Originally published Sunday, October 22, 2006 at 12:00 AM
David S. Broder / Syndicated columnist
If the Democrats take Congress, here's what they'd do
No one speaks more authoritatively for the Democrats on defense and national-security issues than Sens. Carl Levin of Michigan and Jack...
Syndicated columnist
WASHINGTON — No one speaks more authoritatively for the Democrats on defense and national-security issues than Sens. Carl Levin of Michigan and Jack Reed of Rhode Island, both longtime members of the Armed Services Committee. If you want to know what Democratic gains in this midterm election would mean for national security policy, Levin and Reed can provide the answers.
In a telephone conference call with reporters the other day, the two senators outlined the changes in U.S. policy toward North Korea and Iraq that they and their fellow Democrats would like to see. They signal to voters the kind of change a Democratic victory would mean.
In the case of North Korea, Levin called for doing something that President Bush has refused for six years to do — engage directly in talks with representatives of the communist regime.

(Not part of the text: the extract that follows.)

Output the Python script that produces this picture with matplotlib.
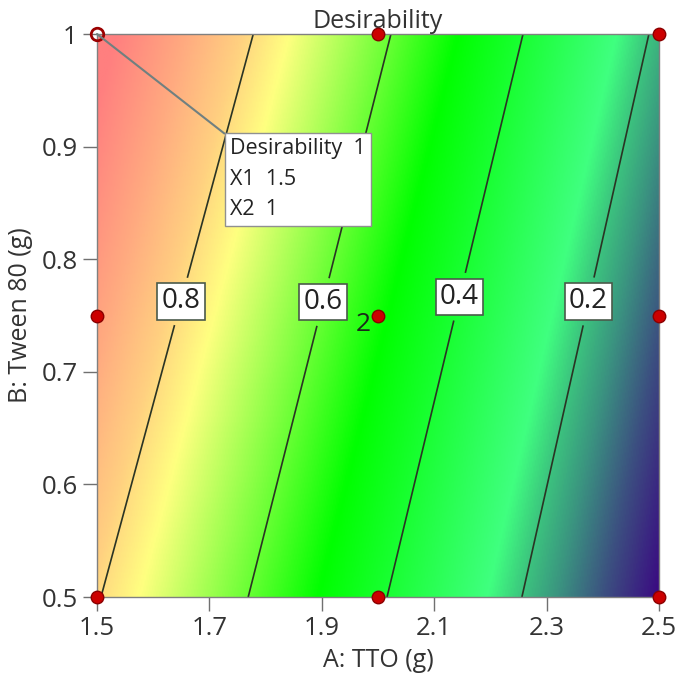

But he put a condition on it, saying such talks should take place only "providing our allies and partners want us to do it," and only as part of an agreed-upon strategy supported by Japan, South Korea, China and Russia.
Reed, who endorsed the idea, said any direct U.S.-North Korea talks would "most likely" take place in the context of the six-power talks, now stalled over Pyongyang's defiance of the United Nations and the regime's testing of a nuclear weapon.
Levin said he believes the other nations in those six-power talks — notably Russia, China, Japan and South Korea — all wish the United States would talk directly with the North Koreans. Our willingness to do so would not be a sign of weakness, he said, but a way of removing an excuse the North Koreans have used to explain their obduracy.
On Iraq, the two Democrats harked back to the amendment that 39 senators supported during a debate earlier this year — an amendment that called for a start on U.S. troop withdrawals within six months, but set no numbers and specified no target date for ending the U.S. military presence.
Reed, who has made many trips to Iraq and returned just weeks ago from his most recent visit, described the "very, very difficult situation" he found there. "We have to begin to work toward redeployment without setting a timetable," he said. "We have to start laying out some red lines for the Iraqis ... give them some clear goals we want them to achieve."
They need to set plans for disarming militias, conducting elections at the provincial level and spending some of the funds being hoarded in Baghdad on better services for the people, he said.
Implicit in their comments is a belief, based on their firsthand observations, that the present rulers in Baghdad have a different agenda for themselves than the Bush administration's bland assurances suggest.
As Levin put it, "Our only leverage for change is to force the politicians in Iraq to realize we're not there as their security blanket. When they recognize that reality, they're more likely to make the necessary compromises on sharing of oil revenues and sharing power. The prospect of losing us as their personal security blanket will focus their minds."
Reed agreed that unless something is done to change course, three violent struggles now going on in Iraq (Sunnis vs. Shiites; Shiite factions fighting each other; Sunni insurgents fighting Americans) will merge into one massive calamity.
When the senators were asked if a Democratic majority in the House or Senate would force the issue in Iraq by threatening to cut off funds for the war, they quickly ruled out any such action. Levin said that a simple resolution recommending to the president that he set a day to begin redeployment might do the trick.
Other forces could nudge Bush in that direction, he said: The growing concern among senior uniformed officers about the impact of the lengthy Iraq deployment on troop morale and unit readiness; and the post-election report of the special Iraq commission headed by James A. Baker III and Lee Hamilton.
But after all the debate on Iraq this year, a change in control of even one house of Congress "would have a major impact, a huge motivating force on the president to change course," Levin said. "More and more Republicans would join with Democrats in trying to get the administration to change course."
Those words will be — and should be — taken seriously.